### AVAILABLE DATA
========================================

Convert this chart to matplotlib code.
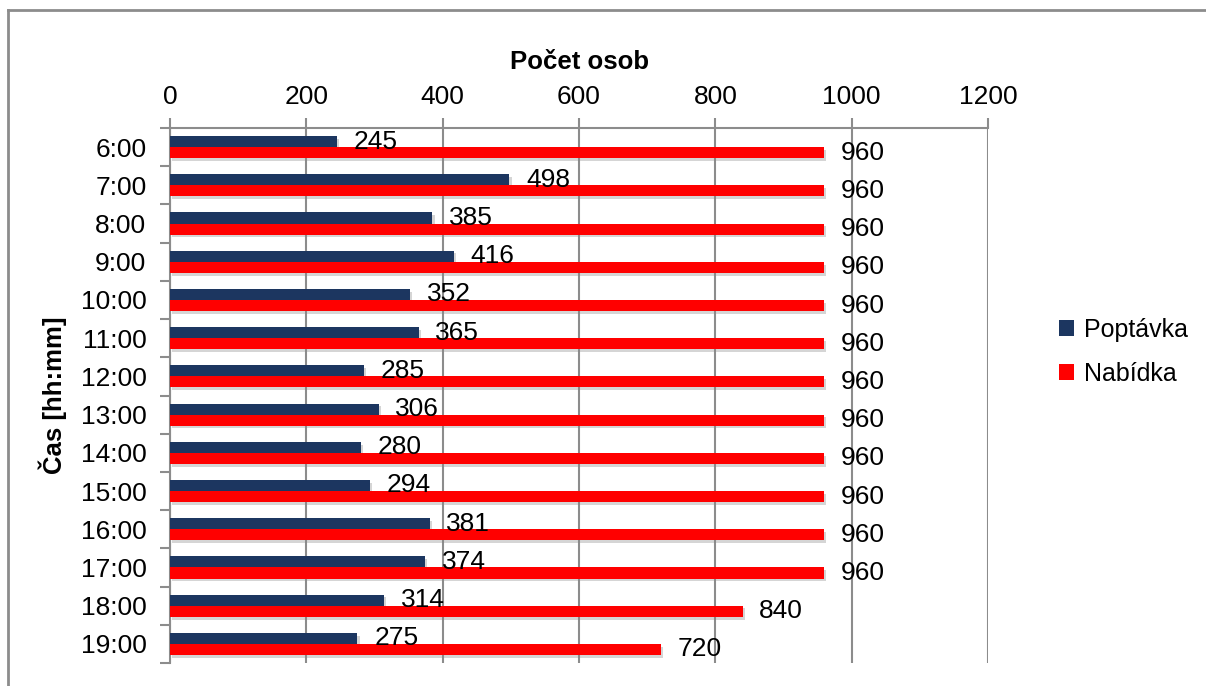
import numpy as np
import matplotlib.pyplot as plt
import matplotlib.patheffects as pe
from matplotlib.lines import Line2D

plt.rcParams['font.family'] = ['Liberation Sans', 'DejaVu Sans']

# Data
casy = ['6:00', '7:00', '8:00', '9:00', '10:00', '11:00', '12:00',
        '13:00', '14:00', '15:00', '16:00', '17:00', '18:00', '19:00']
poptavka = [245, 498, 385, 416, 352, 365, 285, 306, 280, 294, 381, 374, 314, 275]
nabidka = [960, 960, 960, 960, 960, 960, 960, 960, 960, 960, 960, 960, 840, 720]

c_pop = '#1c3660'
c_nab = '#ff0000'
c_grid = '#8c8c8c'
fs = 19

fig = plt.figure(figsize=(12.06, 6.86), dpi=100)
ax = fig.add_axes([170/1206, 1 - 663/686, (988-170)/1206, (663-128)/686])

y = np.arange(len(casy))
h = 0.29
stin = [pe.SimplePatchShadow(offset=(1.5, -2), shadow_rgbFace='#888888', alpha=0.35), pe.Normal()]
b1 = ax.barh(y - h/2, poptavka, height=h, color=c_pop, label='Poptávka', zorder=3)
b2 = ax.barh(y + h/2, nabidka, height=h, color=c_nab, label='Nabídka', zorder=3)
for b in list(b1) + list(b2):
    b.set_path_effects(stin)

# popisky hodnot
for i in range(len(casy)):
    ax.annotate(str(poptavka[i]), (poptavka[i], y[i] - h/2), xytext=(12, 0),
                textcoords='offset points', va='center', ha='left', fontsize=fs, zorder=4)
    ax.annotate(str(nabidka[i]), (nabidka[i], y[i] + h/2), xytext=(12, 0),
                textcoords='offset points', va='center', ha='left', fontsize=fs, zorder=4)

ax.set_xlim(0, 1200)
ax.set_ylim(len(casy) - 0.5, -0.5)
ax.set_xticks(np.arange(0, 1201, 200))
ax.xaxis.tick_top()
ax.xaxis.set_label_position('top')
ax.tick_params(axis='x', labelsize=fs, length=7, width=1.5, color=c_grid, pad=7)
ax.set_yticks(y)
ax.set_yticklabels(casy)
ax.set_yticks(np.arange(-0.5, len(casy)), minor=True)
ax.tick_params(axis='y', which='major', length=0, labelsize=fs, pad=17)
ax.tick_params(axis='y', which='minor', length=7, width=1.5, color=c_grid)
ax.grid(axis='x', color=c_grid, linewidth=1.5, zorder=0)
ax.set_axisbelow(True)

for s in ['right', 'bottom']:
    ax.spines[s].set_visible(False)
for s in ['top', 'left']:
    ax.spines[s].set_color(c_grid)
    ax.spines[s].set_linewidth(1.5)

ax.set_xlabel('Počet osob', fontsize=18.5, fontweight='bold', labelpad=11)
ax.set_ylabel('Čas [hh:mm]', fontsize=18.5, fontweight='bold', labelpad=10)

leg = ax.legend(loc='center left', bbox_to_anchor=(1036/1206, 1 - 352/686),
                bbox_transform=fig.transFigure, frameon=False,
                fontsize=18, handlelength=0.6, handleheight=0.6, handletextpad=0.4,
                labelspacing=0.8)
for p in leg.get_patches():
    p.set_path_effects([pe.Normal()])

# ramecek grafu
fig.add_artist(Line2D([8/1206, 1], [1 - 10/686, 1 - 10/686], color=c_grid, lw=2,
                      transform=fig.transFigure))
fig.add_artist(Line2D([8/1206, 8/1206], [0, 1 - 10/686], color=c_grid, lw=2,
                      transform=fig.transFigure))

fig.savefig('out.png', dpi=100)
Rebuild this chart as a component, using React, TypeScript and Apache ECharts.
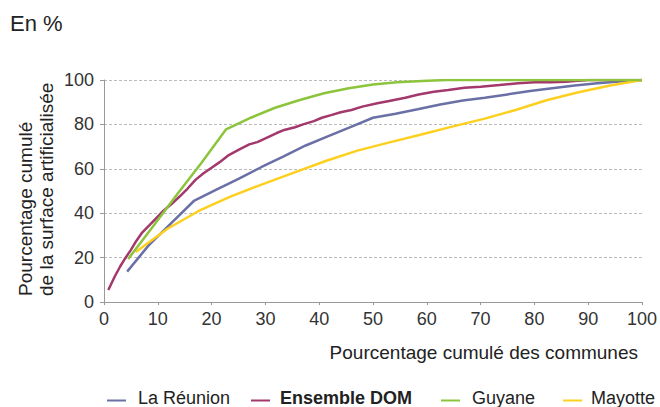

========================================

### PROBLEM
An exact transcription of all the entries is required, without the pictures.

### FINAL ANSWER
Convert this chart to matplotlib code.
import numpy as np
import matplotlib.pyplot as plt
import matplotlib.patheffects as pe
from matplotlib.lines import Line2D

plt.rcParams['font.family'] = ['Liberation Sans', 'DejaVu Sans']

# Data
casy = ['6:00', '7:00', '8:00', '9:00', '10:00', '11:00', '12:00',
        '13:00', '14:00', '15:00', '16:00', '17:00', '18:00', '19:00']
poptavka = [245, 498, 385, 416, 352, 365, 285, 306, 280, 294, 381, 374, 314, 275]
nabidka = [960, 960, 960, 960, 960, 960, 960, 960, 960, 960, 960, 960, 840, 720]

c_pop = '#1c3660'
c_nab = '#ff0000'
c_grid = '#8c8c8c'
fs = 19

fig = plt.figure(figsize=(12.06, 6.86), dpi=100)
ax = fig.add_axes([170/1206, 1 - 663/686, (988-170)/1206, (663-128)/686])

y = np.arange(len(casy))
h = 0.29
stin = [pe.SimplePatchShadow(offset=(1.5, -2), shadow_rgbFace='#888888', alpha=0.35), pe.Normal()]
b1 = ax.barh(y - h/2, poptavka, height=h, color=c_pop, label='Poptávka', zorder=3)
b2 = ax.barh(y + h/2, nabidka, height=h, color=c_nab, label='Nabídka', zorder=3)
for b in list(b1) + list(b2):
    b.set_path_effects(stin)

# popisky hodnot
for i in range(len(casy)):
    ax.annotate(str(poptavka[i]), (poptavka[i], y[i] - h/2), xytext=(12, 0),
                textcoords='offset points', va='center', ha='left', fontsize=fs, zorder=4)
    ax.annotate(str(nabidka[i]), (nabidka[i], y[i] + h/2), xytext=(12, 0),
                textcoords='offset points', va='center', ha='left', fontsize=fs, zorder=4)

ax.set_xlim(0, 1200)
ax.set_ylim(len(casy) - 0.5, -0.5)
ax.set_xticks(np.arange(0, 1201, 200))
ax.xaxis.tick_top()
ax.xaxis.set_label_position('top')
ax.tick_params(axis='x', labelsize=fs, length=7, width=1.5, color=c_grid, pad=7)
ax.set_yticks(y)
ax.set_yticklabels(casy)
ax.set_yticks(np.arange(-0.5, len(casy)), minor=True)
ax.tick_params(axis='y', which='major', length=0, labelsize=fs, pad=17)
ax.tick_params(axis='y', which='minor', length=7, width=1.5, color=c_grid)
ax.grid(axis='x', color=c_grid, linewidth=1.5, zorder=0)
ax.set_axisbelow(True)

for s in ['right', 'bottom']:
    ax.spines[s].set_visible(False)
for s in ['top', 'left']:
    ax.spines[s].set_color(c_grid)
    ax.spines[s].set_linewidth(1.5)

ax.set_xlabel('Počet osob', fontsize=18.5, fontweight='bold', labelpad=11)
ax.set_ylabel('Čas [hh:mm]', fontsize=18.5, fontweight='bold', labelpad=10)

leg = ax.legend(loc='center left', bbox_to_anchor=(1036/1206, 1 - 352/686),
                bbox_transform=fig.transFigure, frameon=False,
                fontsize=18, handlelength=0.6, handleheight=0.6, handletextpad=0.4,
                labelspacing=0.8)
for p in leg.get_patches():
    p.set_path_effects([pe.Normal()])

# ramecek grafu
fig.add_artist(Line2D([8/1206, 1], [1 - 10/686, 1 - 10/686], color=c_grid, lw=2,
                      transform=fig.transFigure))
fig.add_artist(Line2D([8/1206, 8/1206], [0, 1 - 10/686], color=c_grid, lw=2,
                      transform=fig.transFigure))

fig.savefig('out.png', dpi=100)
Rebuild this chart as a component, using React, TypeScript and Apache ECharts.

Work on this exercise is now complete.